Is that another way of reporting ataraxy?

Castells on value

"Value making, under informational capitalism, is essentially a product of the financial market. But to reach the financial market, and vie for higher value in it, firms, institutions, and individuals have to go through the hard labor of innovating, producing, managing, and inage-making in goods and services. ... The new economy brings information technology and the technology of information together in the creation of value out of our belief in the value we create." ( Castells The Rise of the Network Society pp160)

If we were to stop believing then what would happen? We would have an existential crisis. Hence the cyclical experience of the necessity to understand our belief structures and meaning if exisitence!

Thursday 4 December 2008

Webiography: has its time come?

This idea for a blog entry came about because of the UK Grocer magazine carried an article on 29th November this year mentioning "webnography" and suggesting that some fmcg companies were now starting to employ semioticians to analyse the whole signifier structure surrounding a company/brand/product.

This word and also, "webography" are creeping up on the zeitgeist radar. See the Google Zeitgeist entry for webography.

Webography is defined on Wikipedia as:
"...a list of websites that pertain to a given topic. A webography is much like a bibliography, but is limited to a collection of online resources rather than books and academic journals. Research has been conducted comparing them to traditional bibliographies."

Whilst Webnography is defined not by Wikipedia as they do not have a listing (!) but a useful review is suggested by FBI Innovation where they state:
"Webnography, which is also known as Online ethnography or Virtual ethnography, is a new development in the field of Ethnography. Online ethnography is an online research method which extends the traditional notions of field and ethnographic study from the observation of co-located, face-to-face interactions, to technologically mediated interactions in online networks and communities.

In doing so it challenges the traditional concept of a field site as a localized space and moves it into the direction of online or computer-mediated communications and interactions.

In Webnography researchers study e.g. online communal forms, including blogs, web-rings, chat, SMS, gamespaces, bulletin boards, and mailing lists."


I wonder if these are not too narrow a definition and actually it may worth considering this research in terms of a biography, especially when you consider the utility to marketeers of gathering information on the life and times of a company, brand or product. What is the biography of your brand? What is, was, the social capital of the brand and business? Where is the potential to add value in the near and medium term?

Through new media can the reporting of webnography research actually deliver something I would term a webiography? Something to deliver the authenticity of the experience of your brand/company/product; something more deeply embedded in the global everyday? Maybe in a few years time webiography might actually move toward just "biography of the business" as the new media becomes the everyday. All part and parcel of the growth and development of the web and organizations.

Monday 1 December 2008

Simplicity of a single line


Great, the latest issue of Monocle is out now.

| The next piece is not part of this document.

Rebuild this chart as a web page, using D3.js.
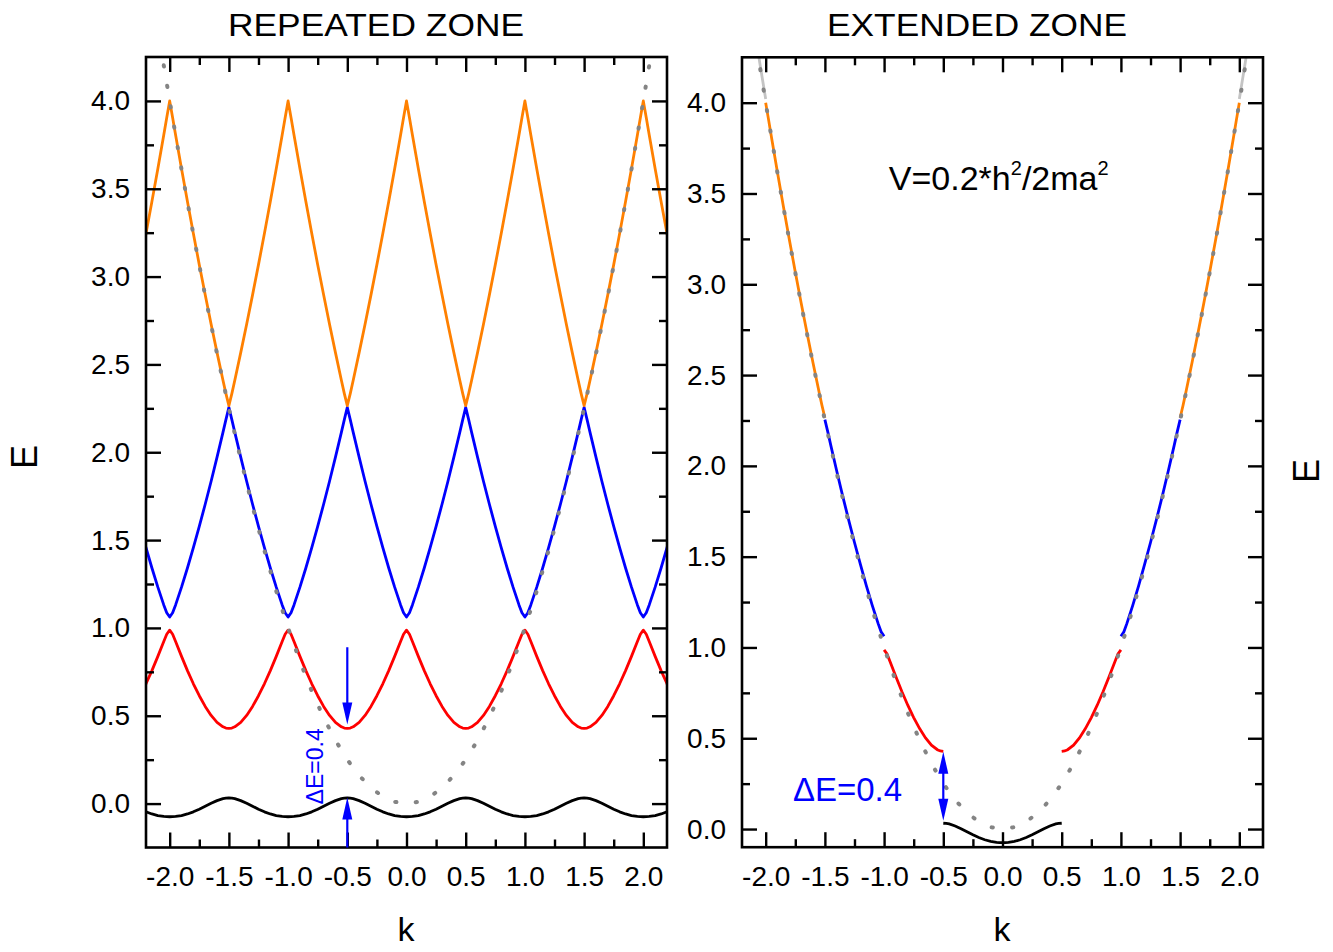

Already the adverts have stopped me in my tracks.

Castell's (again!) had made mention of architecture in the Network Society:

"...the architecture that seems most charged with meaning in societies shaped by the logic of space of flows is what I call "the architecture of nudity." That is, architecture whose forms are so neutral, so pure, so diaphanous, that they do not pretend to say anything. And by not saying anything they confront the experience with the solitude of the space of flows. Its message is the silence."

He goes on to give examples including Barcelona airport....
"...the new Barcelona airport, designed by Bofill, simply combines beautiful marble floor, dark glass facade, and transparent glass separating panels in an immense, open space. No cover up of the fear and anxiety that people experience in an airport. No carpeting, no cozy rooms, no indirect lighting. In the middle of the cold beauty of this airport passengers have to face their terrible truth:they are alone, in the middle of the space of flows, they lose their connection, they are suspended in the emptiness of transition. They are, literally, in the hands of Iberia Airlines. And there is no escape."(pp449-453)

So to, "confront the experience of solitude" what is that essence that perfection that is being sort? Back to Monocle and thanks to Laurent-Perrier Champagne for drawing attention to the work of French artist Antoine Watteau with a quote from him:

"All my life I have sought the simplicity of a single line."

Whoa!! Yes.

And then the fine contributors of Wikipedia report that:
"in...[Watteau's] treatment of the landscape background and of the atmospheric surroundings of the figures can be found the germs of Impressionism".

So Steve Reich, "...the pioneer of minimalist music" informed Roxy Music who informed punk who informed etc. etc. How much further do we go before the subconscious drives, essences, beliefs actually become manifest? Exciting times ahead me thinks and feels.